Baghdad is a dangerous place, no matter how you approach it. Thinking about all the ways you can get hurt, kidnapped or killed is less likely to make you vigilant than scared out of your wits.

"I don't want to scare you, but ..." was the opening line of every admonition imparted at a recent American Town Hall meeting organized by the U.S. consul's office here for nonmilitary citizens. Noting that there are 70-odd carjackings a day in Baghdad and that the road to Jordan is beset by AK-47-wielding thieves, two Army security officers urged unarmed Americans to be ever alert for car bombs, to avoid getting stuck in traffic, to stay out of sight, to sleep in rooms away from the street, to carry a means of communication at all times and to pack survival equipment in the trunks of their cars.

We were told to let our Iraqi drivers start the cars before we get into them, to travel with doors locked and windows up, to change lanes while driving below an overpass so no one could drop a grenade on us and to refrain from doing any sightseeing or unessential travel. We were also encouraged to let our cars get really dirty so anyone who places a bomb underneath would leave a handprint.

For most journalists, that's too much information.

Those who have covered conflicts in the former Yugoslavia, Chechnya, Somalia, Afghanistan or the West Bank are familiar with a laundry list of potential perils, which, if strictly avoided, would prevent us from doing our jobs.

When Los Angeles Times editors encouraged the three reporters ensconced at the Hamra to relocate, we had identical reactions: Why?

"The only thing that works around here is the Hamra," Patrick McDonnell said as he finished his chicken fingers. "I don't want to go hide out in some little hotel no one knows about."

Sure, the 10-story Hamra, rising from a warren of shops and two-story houses, is an easy target for shoulder-launched rockets from any of the hundreds of rooftop terraces within range. Even with the concrete beams barring vehicle entrance to two sides of the twin-building complex, a car or truck bomb could pull up to within arm's length of the pool area or the still-exposed northern tower.

"We told the hotel management they had to get their security act together or we were moving out," Josh Hammer, from Newsweek, says of the ultimatum some journalists gave Hamra's managers after the Aug. 19 U.N. bombing.

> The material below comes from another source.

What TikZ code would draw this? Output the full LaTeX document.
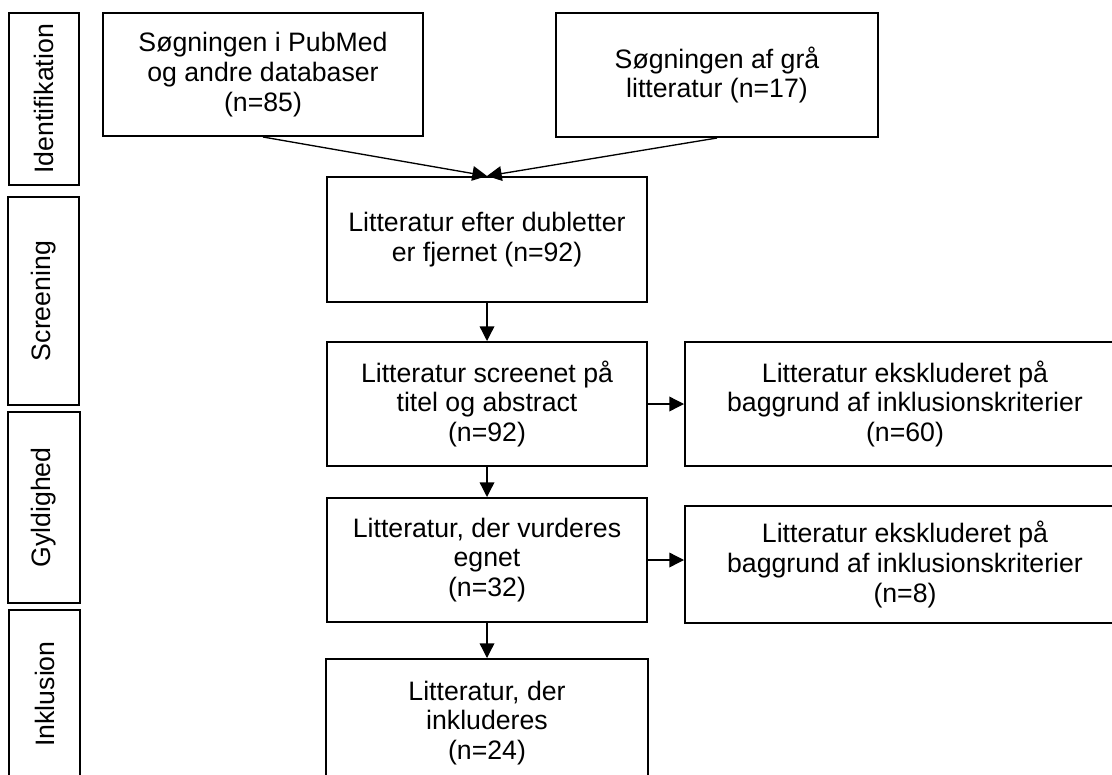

The managers responded by calling in U.S. troops for a security review and laying the two concrete beams at the entrance. In an apparently unrelated move, they repainted the beige exterior red and white, making it all the more eye-catching on the monochromatic horizon.

"Are you staying?" Larry Kaplow from Cox Newspapers asks me each morning when we cross paths on the seventh floor. We have the same conversation daily, acknowledging the feebleness of the security improvements as well as the unpredictability of where terrorists will strike next.